Update on ReArm Europe - Economic and Financial Consequences

Keypoints

  • Europe has announced an accelerated plan of action to strengthen EU security & defence policy
  • ReArm Europe and the German fiscal shift will support growth but we expect the trade war will mitigate their economic impact
  • We are positive on German equities benefitting from fiscal stimulus and on European duration 

 

The urgency to increase EU defence

Released last September, former Mario Draghi’s report[1] urged the EU to revive and boost its competitiveness. At the end of January, the European Commission presented the Competitiveness Compass to allow Europe to revive economic growth and secure prosperity. The report has the following objectives:

  • Close the innovation gap with the main competitors
  • Link decarbonisation and competitiveness
  • Increase resilience in supply chains and enhance cooperation between member states in defence

Uncertain about the US commitment to offer security for Europe, European leaders have recently announced a series of measures aimed at enhancing their own defence capabilities.

 

Large-scale investment counterbalanced by tariff risks

In a significant policy shift, Germany's centrist parties have agreed to modify their fiscal strategy. They have announced substantial efforts to enhance defence and infrastructure investment. The proposed measures include:

  • Exempting defence spending exceeding 1% of GDP from the debt brake
  • Establishing a €500 billion infrastructure fund to be spent over the next twelve years

While these fiscal changes represent a notable evolution in Germany's policy, the economic implications remain uncertain.

Concurrently, European Commission President Ursula von der Leyen has declared the Commission's intention to provide fiscal flexibility for member states to achieve a defence spending target of 3.5% of GDP over the next four years. The ReArm Europe plan comprises two key pillars:

  • Activate the ‘national escape clause’ to allow member states to increase defence spending without being constrained by EU fiscal rules
  • Establish a new EU instrument which can provide €150 billion of loans to member states to enhance their defence capabilities

Overall, across the EU, we think defence spending could increase by up to €800 billion over four years. There are of course implementation risks: as mentioned by Draghi, the industrial base is fragmented and “in the defence sector, common planning comes before common expenditure[2]”. Given also Europe's dependence on imports for military needs, the economic impact is expected to be positive but rather limited (+0.2% per year in growth in the Euro area).

The recent announcements are significant . but the economic support should not be overestimated.

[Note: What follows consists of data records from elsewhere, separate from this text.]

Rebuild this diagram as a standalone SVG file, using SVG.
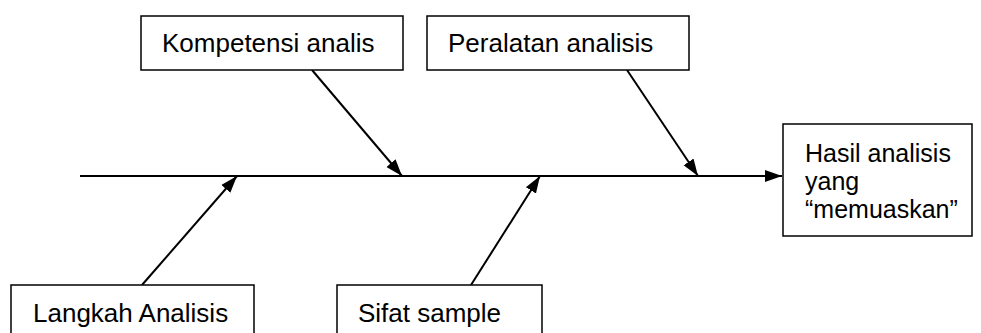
<svg xmlns="http://www.w3.org/2000/svg" width="981" height="333" viewBox="0 0 981 333">
<style>
.box{fill:#fff;stroke:#000;stroke-width:1.5}
.t{font-family:"Liberation Sans",Arial,sans-serif;font-size:26px;fill:#000}
.c{stroke:#000;stroke-width:2;fill:none}
</style>
<defs>
<marker id="ah2" viewBox="0 0 10 10" refX="10" refY="5" markerWidth="17" markerHeight="17" markerUnits="userSpaceOnUse" orient="auto">
<path d="M0,1.5 L10,5 L0,8.5 z" fill="#000"/>
</marker>
</defs>
<rect width="981" height="333" fill="#fff"/>
<g id="connectors">
<line class="c" x1="80" y1="176" x2="782" y2="176" marker-end="url(#ah2)"/>
<line class="c" x1="312" y1="70" x2="402" y2="176" marker-end="url(#ah2)"/>
<line class="c" x1="627" y1="70" x2="698" y2="176" marker-end="url(#ah2)"/>
<line class="c" x1="142" y1="285" x2="237" y2="176" marker-end="url(#ah2)"/>
<line class="c" x1="471" y1="285" x2="540" y2="176" marker-end="url(#ah2)"/>
</g>
<g id="kompetensi">
<rect class="box" x="141" y="16" width="262" height="54"/>
<text class="t" x="162" y="52">Kompetensi analis</text>
</g>
<g id="peralatan">
<rect class="box" x="427" y="16" width="262" height="54"/>
<text class="t" x="448" y="52">Peralatan analisis</text>
</g>
<g id="hasil">
<rect class="box" x="783" y="124" width="189" height="112"/>
<text class="t" x="805" y="162" style="font-size:25px">Hasil analisis</text>
<text class="t" x="805" y="190" style="font-size:25px">yang</text>
<text class="t" x="805" y="218" style="font-size:25px">“memuaskan”</text>
</g>
<g id="langkah">
<rect class="box" x="11" y="285" width="243" height="60"/>
<text class="t" x="33" y="322">Langkah Analisis</text>
</g>
<g id="sifat">
<rect class="box" x="337" y="285" width="205" height="60"/>
<text class="t" x="358" y="322">Sifat sample</text>
</g>
</svg>
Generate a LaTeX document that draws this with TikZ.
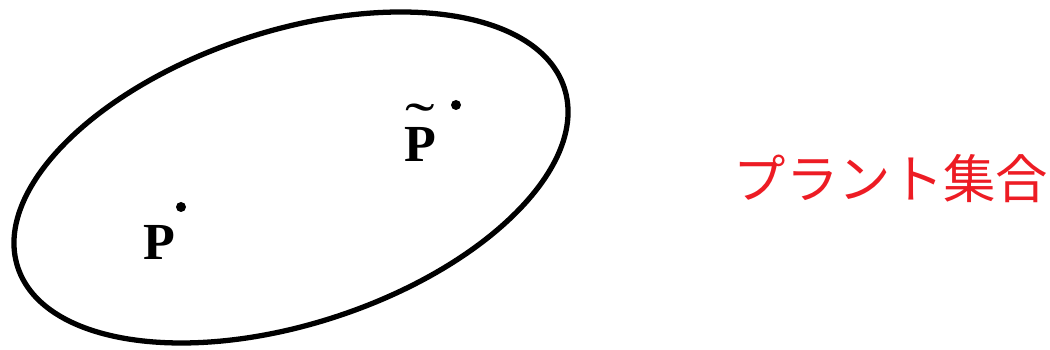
\documentclass[tikz,border=0pt]{standalone}
\usepackage{fontspec}
\usepackage{tikz}
\usepackage{xcolor}
\setmainfont{Liberation Serif}
\newfontfamily\jpfont{Noto Sans CJK JP}
\definecolor{Red}{HTML}{ED1C24}

\begin{document}
\begin{tikzpicture}[x=1cm,y=1cm,
    pt/.style={circle,fill=black,inner sep=0pt,minimum size=0.1cm},
    plant/.style={font=\fontsize{14.8pt}{16pt}\selectfont\bfseries,inner sep=0pt}]
  \useasboundingbox (0,0) rectangle (10.5,3.5);
  \draw[line width=1.5pt,rotate around={18.2:(2.91,1.725)}] (2.91,1.725) ellipse (2.876 and 1.463);
  \node[pt] (dotP) at (1.81,1.43) {};
  \node[pt] (dotPt) at (4.56,2.45) {};
  \node[plant,anchor=base] (P) at (1.59,0.90) {P};
  \node[plant,anchor=base] (Pt) at (4.20,1.88) {\ooalign{P\cr\hfil\raisebox{0.38em}{\scalebox{1.7}[1.1]{\mdseries ˜}}\hfil\cr}};
  \node[Red,font=\jpfont\fontsize{14.9pt}{16pt}\selectfont,inner sep=0pt] (setlabel) at (8.91,1.71) {プラント集合};
\end{tikzpicture}
\end{document}
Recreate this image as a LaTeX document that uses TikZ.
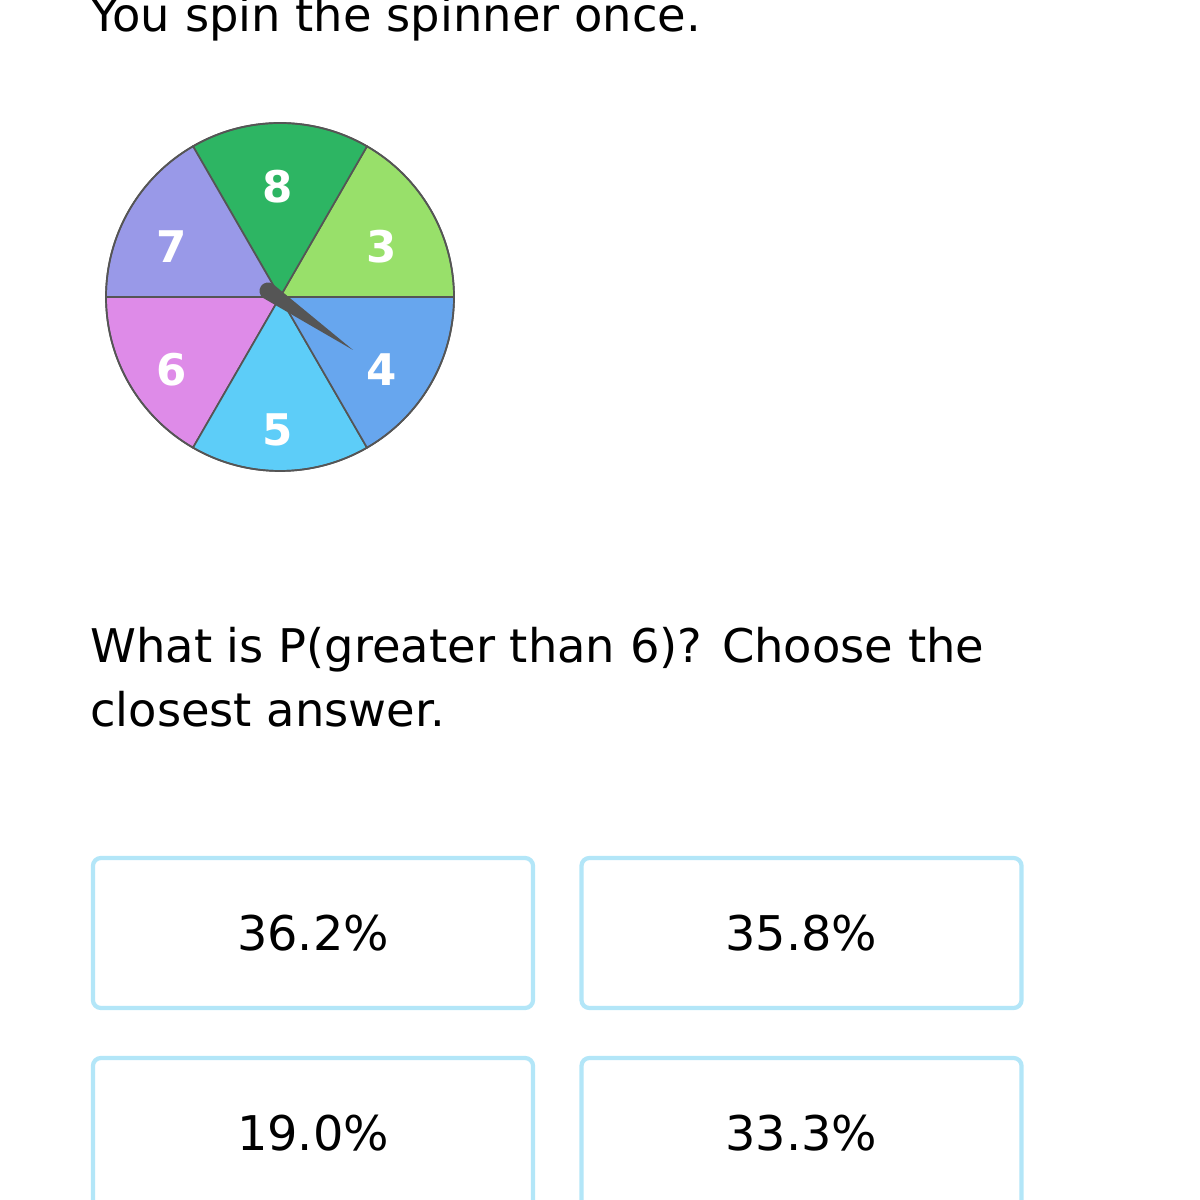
\documentclass[tikz,border=0pt]{standalone}
\usepackage{fontspec}
\setmainfont{DejaVu Sans}
\usetikzlibrary{calc}
\definecolor{wedgeeight}{HTML}{2DB563}
\definecolor{wedgethree}{HTML}{98E06A}
\definecolor{wedgeseven}{HTML}{9999E8}
\definecolor{wedgesix}{HTML}{DE8BE8}
\definecolor{wedgefive}{HTML}{5DCDF8}
\definecolor{wedgefour}{HTML}{67A6EE}
\definecolor{rimgray}{HTML}{555555}
\definecolor{boxblue}{HTML}{B3E6F8}
\def\spinwedge[#1](#2)(#3:#4:#5){\draw[#1] (#2) -- ++(#3:#5) arc (#3:#4:#5) -- cycle;}

\begin{document}
\begin{tikzpicture}[x=0.025cm, y=0.025cm,
	wedgeline/.style={draw=rimgray, line width=1.2pt},
	wedgelabel/.style={text=white, font=\fontsize{31}{31}\selectfont\bfseries},
	bodytext/.style={text=black, inner sep=0pt, font=\fontsize{33}{33}\selectfont},
	answerbox/.style={draw=boxblue, line width=3pt, rounded corners=0.2cm, fill=white,
		minimum width=11cm, minimum height=3.75cm, inner sep=0pt,
		font=\fontsize{34}{34}\selectfont}]
			%%%%% START %%%%%
			\useasboundingbox (0, 0) rectangle (1199, 1200);
			\clip (0, 0) rectangle (1199, 1200);
			
			\node[bodytext, anchor=base west] (intro) at (90, 1168) {You spin the spinner once.};
			
			\coordinate (hub) at (280, 903);
			\spinwedge[wedgeline, fill=wedgethree](hub)(0:60:174);
			\spinwedge[wedgeline, fill=wedgeeight](hub)(60:120:174);
			\spinwedge[wedgeline, fill=wedgeseven](hub)(120:180:174);
			\spinwedge[wedgeline, fill=wedgesix](hub)(180:240:174);
			\spinwedge[wedgeline, fill=wedgefive](hub)(240:300:174);
			\spinwedge[wedgeline, fill=wedgefour](hub)(300:360:174);
			\draw[wedgeline] (hub) circle (174);
			
			\node[wedgelabel] (lbleight) at (278, 1013) {8};
			\node[wedgelabel] (lblthree) at (382, 953) {3};
			\node[wedgelabel] (lblseven) at (172, 953) {7};
			\node[wedgelabel] (lblsix) at (172, 830) {6};
			\node[wedgelabel] (lblfour) at (382, 830) {4};
			\node[wedgelabel] (lblfive) at (278, 770) {5};
			
			\coordinate (pivot) at (268, 909);
			\coordinate (tip) at (353, 850);
			\fill[rimgray] ($(pivot)+(55:8.5)$) -- (tip) -- ($(pivot)+(-125:8.5)$) arc (-125:-305:8.5) -- cycle;
			
			\node[bodytext, anchor=base west] (askone) at (90, 537) {What is P(greater than 6)? Choose the};
			\node[bodytext, anchor=base west] (asktwo) at (90, 473) {closest answer.};
			
			\node[answerbox] (optone) at (313, 267) {36.2\%};
			\node[answerbox] (opttwo) at (801.5, 267) {35.8\%};
			\node[answerbox] (optthree) at (313, 67) {19.0\%};
			\node[answerbox] (optfour) at (801.5, 67) {33.3\%};
			
			%%%%% END %%%%%
\end{tikzpicture}
\end{document}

Still, risks of a recession have diminished as these measures could mitigate the negative consequences of the forthcoming trade war with the United States: We continue to expect growth in the euro area to be slightly below 1% in 2025.

 

Positive on German equities and European duration

The recent correction in the US Equity market is being described by investors as ‘momentum turbulence’, driven by rising uncertainty over the Trump administration’s policies on trade, immigration, and fiscal spending. We believe this shift marks, at least temporarily, the end of US exceptionalism. At the same time, Europe is undergoing rapid transformation. Rising geopolitical risks have exposed the EU’s vulnerability to historically low defence spending. In response, the EU is accelerating its push for greater strategic autonomy, with Germany — possessing the strongest fiscal flexibility — taking the lead.In response, we have adjusted our strategy, adopting a more cautious stance on equities globally. We are negative on US equities while maintaining a neutral view on other regions.

Given this shift, we favour German equities, the defence sector, and industries that stand to benefit from fiscal stimulus. The defence sector has significantly outperformed the MSCI Europe Index, rising roughly 60% year-to-date,[3] raising concerns about overvaluation. Despite high valuations, the defence sector should continue to benefit from an earnings ‘supercycle’ fuelled by increased European military spending.

In the short term, a potential ceasefire in Ukraine could trigger profit-taking in defence stocks, while other European equities might benefit from renewed optimism surrounding peace.

On the duration side we continue to view European duration as a strong hedge against the execution risks associated with the EU’s investment plans. European bond yields have risen since late February, reflecting both the anticipation of increased debt issuance and the potential positive impact on economic growth.

We maintain a neutral stance on the euro versus the dollar, including the negative impact of tariffs on economic growth. These factors are likely to counterbalance the positive effects of large-scale investments that we expect will gradually flow into Europe.

 

[1] https://commission.europa.eu/topics/eu-competitiveness/draghi-report_en
[2] Address by Mr. Draghi – Presentation of the report on the Future of European competitiveness – European Parliament – Strasbourg – 17 September 2024.
[3] Source: Bloomberg. Data as at 12/03/2025.